Shareholders

Shareholders (sometimes informally called stockholders) are people who have purchased a share (or stock) in a company. Shareholders own equity in a company. In most cases, this gives them a legal right to:

  • vote in the election of the company’s board of directors;
  • a share in the company’s “residual earnings” (profits the company has after its other obligations – salaries, bills, etc. – are paid); and
  • the loyalty and care of the company’s managers.

Shareholders are often referred to as the “owners” of the corporation, but this is arguably inaccurate. Strictly speaking, what they own is shares in the company, which means that what they “own” is a piece of the governing power of the organization (i.e., a right to vote on the board’s membership) and the right to a share of whatever dividends the board sees fit to distribute.

There is considerable debate over the notion of “shareholder primacy,” the idea that the firm is in some way “about” shareholders’ interests in the corporation and, therefore, that managers should “put shareholders first.” Part of the problem is that there is disagreement and confusion over just what it means to put shareholders first. Another confusion, pointed out by the legal scholar Stephen Bainbridge, is that the idea that a firm’s management ought to extend fiduciary care only to the firm’s shareholders is the same as shareholder primacy. In Bainbridge’s view, the firm is “about” the board of directors, but the board is bound by a duty of fiduciary care to shareholders.

Another interesting question about shareholders surrounds whether there are shareholder responsibilities in (or to) the corporation or others and what those responsibilities might be.
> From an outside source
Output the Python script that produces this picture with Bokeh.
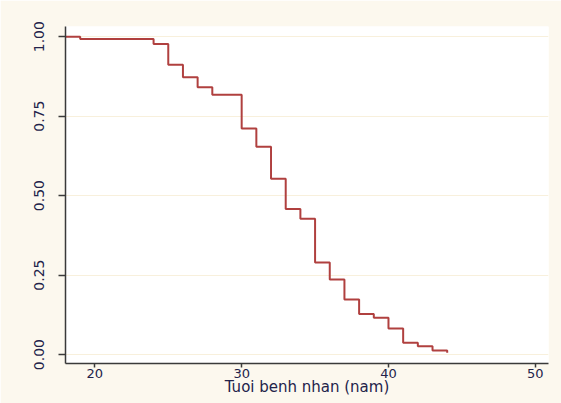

Are shareholders responsible for corporate wrongdoing in any but a (limited) financial way? If so, what should shareholders do about corporate wrongdoing? Shareholder activism is a phenomenon that sees shareholders attempting to influence the managerial direction of corporations—whether to be more focused on increasing shareholder returns or to pursue more or better corporate social responsibility initiatives. While some applaud the movement toward shareholder activism, others see it as undercutting one of the principal features of the corporation: the separation of ownership and control.